Onde gravitazionali ovvero, il senso della ricerca.
Questa settimana la fisica ha raggiunto un altro risultato fenomenale: sono state individuate le onde gravitazionali.
Esse sono un’increspatura dello spazio-tempo generate dalla fusione di due buchi neri. Nonostante la loro esistenza sia una diretta conseguenza della relatività generale, teorizzata 100 anni fa da Albert Einstein, fino ad oggi non si era riusciti a dimostrarne l’esistenza. Data la loro natura, abbiamo dovuto aspettare un secolo per avere la tecnologia sufficiente per poterle rivelare. Ma grazie ai progressi tecnologici e come sempre grazie ad un pizzico di fortuna abbiamo raggiunto questo importante obiettivo. Perché importante?
Perché innanzitutto è un’ulteriore conferma della teoria di Einstein e in secondo luogo apre la porta a nuove tecniche di indagine del cosmo, che fino ad ora è stato studiato utilizzando la luce.
Tuttavia ciò che mi ha lasciato perplesso in questi giorni è la reazione di molti italiani di fronte a questa eccezionale scoperta. Confrontandomi con i miei amici e leggendo i commenti delle notizie, ho riscontrato una certa indifferenza di fronte a questo avvenimento.
Il perché è semplice.
La scienza si è evoluta enormemente nell’ultimo secolo. Ora si parla di Big Science, poiché le nuove scoperte vengono effettuate dai grandi centri di ricerca e dai gruppi di ricercatori. La figura del singolo scienziato, capace di creare da solo una teoria, è quasi sparita.
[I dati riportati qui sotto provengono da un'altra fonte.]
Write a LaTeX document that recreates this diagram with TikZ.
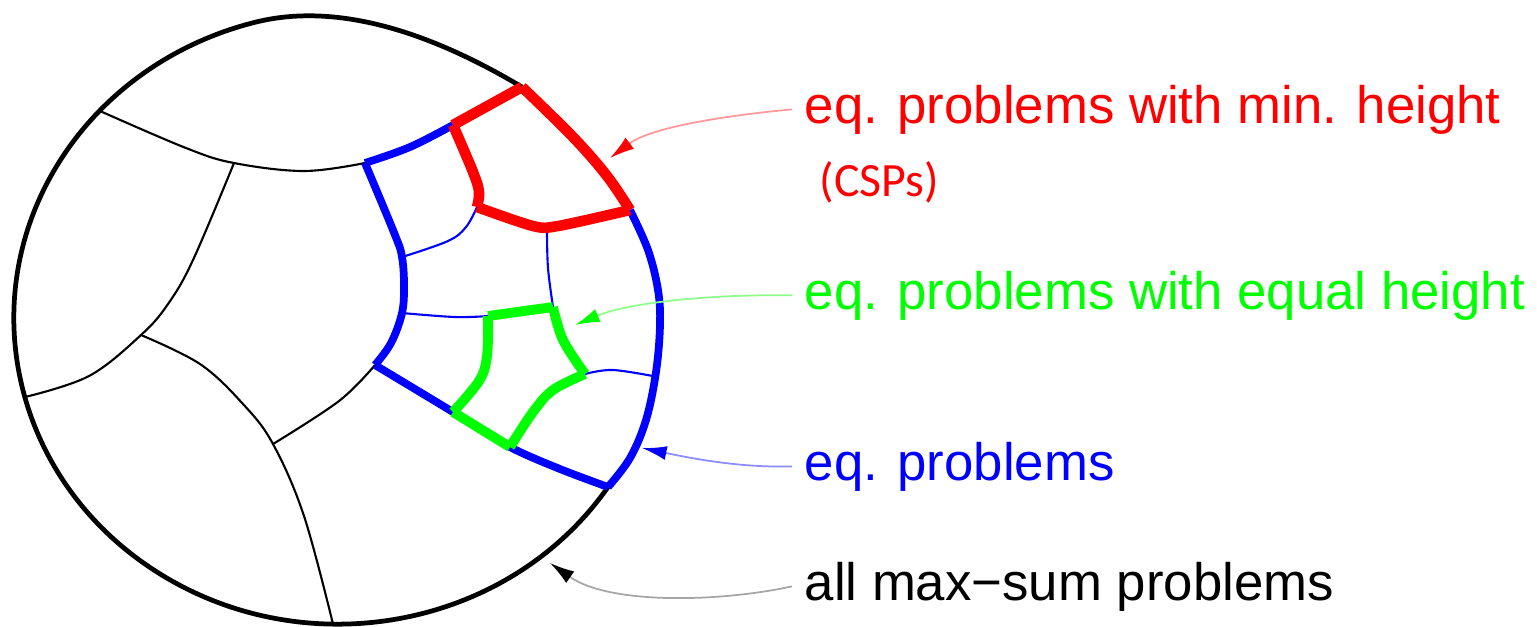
\documentclass[tikz,border=0pt]{standalone}
\usepackage{fontspec}
\setmainfont{Liberation Sans}
\newfontfamily\cspfont{Carlito}
\usetikzlibrary{arrows.meta}
\tikzset{
  outerline/.style={draw=black, line width=1.35pt},
  innerline/.style={draw=black, line width=0.6pt},
  eqline/.style={draw=blue, line width=2.2pt},
  thinblue/.style={draw=blue, line width=0.6pt},
  minline/.style={draw=red, line width=3pt},
  eqhline/.style={draw=green, line width=2.8pt},
  lbl/.style={anchor=base west, inner xsep=3.4pt, inner ysep=0pt, font=\fontsize{15pt}{18pt}\selectfont},
  pointer/.style={line width=0.5pt},
}
\begin{document}
\begin{tikzpicture}[x=0.01cm, y=-0.01cm]
\useasboundingbox (0,0) rectangle (1537,626);
% key vertices
\coordinate (A) at (522,87);
\coordinate (B) at (453,125);
\coordinate (C) at (365,163);
\coordinate (D) at (630,210);
\coordinate (E) at (477,207);
\coordinate (F) at (375,365);
\coordinate (G) at (608,487);
\coordinate (H) at (547,231);
\coordinate (I) at (402,257);
\coordinate (J) at (402,313);
\coordinate (K) at (488,316);
\coordinate (L) at (553,307);
\coordinate (M) at (585,374);
\coordinate (N) at (510,447);
\coordinate (P) at (453,412);
\coordinate (Q) at (658,377);
\coordinate (T1) at (234,163);
\coordinate (T2) at (141,335);
\coordinate (T3) at (273,444);
\coordinate (O1) at (100,111);
\coordinate (O2) at (25,397);
\coordinate (O3) at (333,624);
% outer boundary (black part)
\draw[outerline] (G) arc[start angle=33.5, end angle=255, x radius=324, y radius=306] .. controls (345,-1) and (445,41) .. (A);
% inner black lines
\draw[innerline] plot[smooth, tension=0.6] coordinates {(O1) (186,148) (T1) (304,171) (C)};
\draw[innerline] plot[smooth, tension=0.6] coordinates {(T1) (193,260) (168,304) (T2) (89,376) (O2)};
\draw[innerline] plot[smooth, tension=0.6] coordinates {(T2) (200,364) (243,404) (T3) (304,516) (O3)};
\draw[innerline] plot[smooth, tension=0.6] coordinates {(T3) (339,401) (F)};
% blue (equivalent problems) boundary
\draw[eqline] plot[smooth, tension=0.6] coordinates {(B) (410,147) (C)};
\draw[eqline] plot[smooth, tension=0.6] coordinates {(C) (395,235) (I) (404,285) (J) (391,343) (F)};
\draw[eqline] plot[smooth, tension=0.5] coordinates {(F) (P) (N) (560,469) (G)};
\draw[eqline] plot[smooth, tension=0.6] coordinates {(D) (648,250) (658,290) (660,325) (656,372) (646,420) (630,458) (G)};
% thin blue lines
\draw[thinblue] plot[smooth, tension=0.6] coordinates {(E) (466,227) (448,241) (I)};
\draw[thinblue] plot[smooth, tension=0.6] coordinates {(H) (548,268) (L)};
\draw[thinblue] plot[smooth, tension=0.6] coordinates {(J) (455,317) (K)};
\draw[thinblue] plot[smooth, tension=0.6] coordinates {(M) (613,370) (Q)};
% red (minimal height) boundary
\draw[minline] (A) -- (B);
\draw[minline] plot[smooth, tension=0.6] coordinates {(B) (473,172) (479,192) (E)};
\draw[minline] plot[smooth, tension=0.5] coordinates {(E) (533,226) (558,226) (D)};
\draw[minline] plot[smooth, tension=0.6] coordinates {(A) (573,137) (607,176) (D)};
% green (equal height) boundary
\draw[eqhline] (K) -- (L);
\draw[eqhline] plot[smooth, tension=0.6] coordinates {(L) (563,340) (M)};
\draw[eqhline] plot[smooth, tension=0.6] coordinates {(M) (553,390) (533,412) (N)};
\draw[eqhline] (N) -- (P);
\draw[eqhline] plot[smooth, tension=0.6] coordinates {(P) (479,381) (487,356) (K)};
% labels
\node[lbl, text=red] (tmin) at (792,123) {eq. problems with min. height};
\node[anchor=base west, inner sep=0pt, text=red, font=\cspfont\fontsize{13.6pt}{16pt}\selectfont] (tcsp) at (819,196) {(CSPs)};
\node[lbl, text=green] (teq) at (792,309) {eq. problems with equal height};
\node[lbl, text=blue] (tep) at (792,480) {eq. problems};
\node[lbl, text=black] (tall) at (792,600) {all max−sum problems};
% pointer tips
\coordinate (pmin) at (610,158);
\coordinate (peq) at (575,325);
\coordinate (pep) at (642,448);
\coordinate (pall) at (550,563);
\draw[pointer, draw=red!40, -{Latex[length=7pt,width=4pt,color=red]}] (tmin.west) .. controls (720,116) and (650,128) .. (pmin);
\draw[pointer, draw=green!45, -{Latex[length=7pt,width=4pt,color=green]}] (teq.west) .. controls (715,294) and (630,302) .. (peq);
\draw[pointer, draw=blue!45, -{Latex[length=7pt,width=4pt,color=blue]}] (tep.west) .. controls (740,468) and (690,458) .. (pep);
\draw[pointer, draw=black!35, -{Latex[length=7pt,width=4pt,color=black]}] (tall.west) .. controls (720,602) and (610,605) .. (pall);
\end{tikzpicture}
\end{document}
Il motivo è che si è raggiunto un livello di complessità che necessita un approccio di massa, per risolvere i problemi. E sono necessari anche grossi investimenti per costruire macchine sempre più potenti.
Il nocciolo della questione è proprio questo: la complessità degli argomenti nasconde l’utilità pratica delle scoperte effettuate nell’ultimo quarto di secolo. Allora per i non addetti ai lavori è quasi giustificata la perplessità di fronte a queste notizie ed è quasi lecito che il popolo si chieda perché non investire quell’enorme quantità di soldi in progetti all’apparenza più utili.
Tutto ciò perché ciò che spesso si ignora sono le conseguenze pratiche della ricerca di base. Tutto ciò che ci circonda, le lampadine, la risonanza magnetica, internet e i computer, derivano proprio dalla ricerca di base, che come prodotto secondario fornisce la tecnologia che usiamo quotidianamente. Forse noi scienziati dovremmo essere più bravi nel comunicare questo fatto, in modo da poter far conoscere l’importanza della ricerca scientifica.
Inoltre è proprio la curiosità dell’uomo che ha permesso la sua evoluzione nella storia. Una curiosità fine a se stessa. Un po’ come la letteratura, la musica, la pittura e il teatro. Tutto ciò non risolve i grandi problemi del mondo, ma permette all’uomo di innalzarsi e di vivere, non solo di sopravvivere.